On Thu, Feb 2, 2012 at 14:05, Yiftach Shoolman
<[email protected]>wrote:

> That being said, I would suggest that you take the first direction
> (I.e. deploying Memcache on a dedicated node), this way you decouple
> your Memcache scaling from Web scaling.
>

If you have few servers, then this means you will have a few webservers
with a lot of unused RAM, and a few memcached servers with a lot of unused
CPU. That's a lot of unused hardware, which is rather silly if you're on a
tight budget.

Also, both the amount of webservers you need, and the amount of cache
memory you need is usually proportional to your web traffic, so it makes
little sense to do this decoupling.

As always, benchmark and monitor your app to find out what's best for you.
If you have lots of spare RAM on your websevers, put memcached on them, If
you don't, don't do it. If you need more webservers than cache servers,
simply don't put memcached on all of them. Or do it anyway.

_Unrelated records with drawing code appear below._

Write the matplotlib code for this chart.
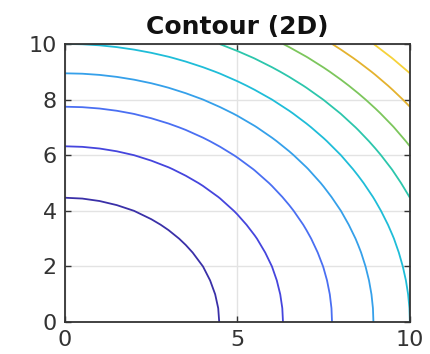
# Contour (2D) – filled-circle style contour of x^2 + y^2 on a square grid

import numpy as np
import matplotlib.pyplot as plt

# grid and levels
x_vals = np.linspace(0, 10, 21)
y_vals = np.linspace(0, 10, 21)
levels = [20, 40, 60, 80, 100, 120, 140, 160, 180]

x_ticks = [0, 5, 10]
y_ticks = [0, 2, 4, 6, 8, 10]

# parula-like line colours, one per level
line_colors = ["#3a30a8", "#4545dd", "#4a6ff2", "#35a0ea", "#1fbdd8",
               "#2cc6ac", "#7cc65c", "#e4b22e", "#f6d23a"]

X, Y = np.meshgrid(x_vals, y_vals)
Z = X**2 + Y**2

fig = plt.figure(figsize=(4.31, 3.54), dpi=100)
ax = fig.add_axes([0.151, 0.090, 0.800, 0.786])

ax.contour(X, Y, Z, levels=levels, colors=line_colors, linewidths=1.3)

ax.set_xlim(0, 10)
ax.set_ylim(0, 10)
ax.set_xticks(x_ticks)
ax.set_yticks(y_ticks)
ax.grid(True, color="#e3e3e3", linewidth=1)
ax.set_axisbelow(True)
ax.tick_params(direction="in", length=4, width=1, top=True, right=True,
               labelsize=16, colors="#333333", pad=6)
for s in ax.spines.values():
    s.set_color("#333333")
    s.set_linewidth(1.3)

ax.set_title("Contour (2D)", fontsize=18, fontweight="bold", color="#111111", pad=7)

fig.savefig("out.png", dpi=100)
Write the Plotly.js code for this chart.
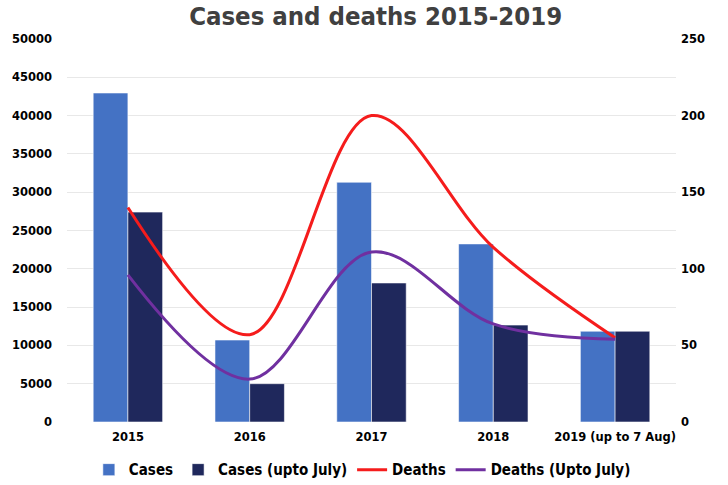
<!DOCTYPE html>
<html>
<head>
<meta charset="utf-8">
<script src="https://cdn.plot.ly/plotly-3.0.1.min.js"></script>
<style>html,body{margin:0;padding:0;background:#fff;}#chart{width:728px;height:485px;}</style>
</head>
<body>
<div id="chart"></div>
<script>
const categories = ["2015", "2016", "2017", "2018", "2019 (up to 7 Aug)"];
const cases = [42950, 10700, 31300, 23250, 11850];
const casesUptoJuly = [27400, 5000, 18150, 12650, 11850];
const deaths = [140, 57, 200, 114, 55];
const deathsUptoJuly = [96, 28, 111, 64, 54];
const leftTicks = [0, 5000, 10000, 15000, 20000, 25000, 30000, 35000, 40000, 45000, 50000];
const rightTicks = [0, 50, 100, 150, 200, 250];

const narrow = '"DejaVu Sans Condensed", "Liberation Sans Narrow", sans-serif';
const tickFont = {family: '"DejaVu Sans", sans-serif', size: 11.5, color: '#000', weight: 'bold'};

const traces = [
  {type: 'bar', name: 'Cases', x: categories, y: cases, yaxis: 'y',
   marker: {color: '#4472C4', line: {color: 'rgba(255,255,255,0.55)', width: 1}}},
  {type: 'bar', name: 'Cases (upto July)', x: categories, y: casesUptoJuly, yaxis: 'y',
   marker: {color: '#1F285C', line: {color: 'rgba(255,255,255,0.55)', width: 1}}},
  {type: 'scatter', mode: 'lines', name: 'Deaths', x: categories, y: deaths, yaxis: 'y2',
   line: {color: '#F51C1C', width: 3, shape: 'spline', smoothing: 1}},
  {type: 'scatter', mode: 'lines', name: 'Deaths (Upto July)', x: categories, y: deathsUptoJuly, yaxis: 'y2',
   line: {color: '#7030A0', width: 3, shape: 'spline', smoothing: 1}}
];

const layout = {
  width: 728, height: 485,
  margin: {l: 67, r: 52, t: 39, b: 63, autoexpand: false},
  paper_bgcolor: '#fff', plot_bgcolor: '#fff',
  title: {text: 'Cases and deaths 2015-2019', x: 0.516, xref: 'container', xanchor: 'center',
          y: 0.966, yref: 'container', yanchor: 'middle',
          font: {family: narrow, size: 25.5, color: '#404040', weight: 'bold'}},
  barmode: 'group', bargap: 0.43, bargroupgap: 0,
  showlegend: true,
  legend: {orientation: 'h', x: 0.485, xanchor: 'center', y: -0.125, yanchor: 'middle',
           font: {family: narrow, size: 15, color: '#000', weight: 'bold'}, traceorder: 'normal',
           itemwidth: 30, tracegroupgap: 0},
  xaxis: {type: 'category', tickfont: tickFont, showgrid: false, zeroline: false, showline: false,
          ticks: '', ticklabelstandoff: 6},
  yaxis: {range: [0, 50000], tickvals: leftTicks, ticktext: leftTicks.map(String), tickfont: tickFont,
          showgrid: true, gridcolor: '#E8E8E8', gridwidth: 1, zeroline: false, showline: false,
          ticks: '', ticklabelstandoff: 14},
  yaxis2: {range: [0, 250], tickvals: rightTicks, ticktext: rightTicks.map(String), tickfont: tickFont,
           overlaying: 'y', side: 'right', showgrid: false, zeroline: false, showline: false,
           ticks: '', ticklabelstandoff: 4}
};

Plotly.newPlot('chart', traces, layout, {displayModeBar: false, staticPlot: true});
</script>
</body>
</html>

If you need
more cache servers than webservers, don't put your webapp on the extra
ones. Or do it anyway. But as a *general* rule, putting memcached on your
webserver machines is a good idea.


> Also u should take into account that in many cases Memcache generates
> a lot of network I/O which can slow down your web/app performance if
> deployed on the same node.
>

This makes absolutely no sense at all. If you have two servers and put a
webserver and memcached on both, then *half* of all cache requests will be
served by localhost and cause no network I/O, and half will go over the
network. But if you put a webserver on one and memcached on the other, then
*all* cache requests will be over the network, thus doubling the amount of
network I/O for the same amount of web requests.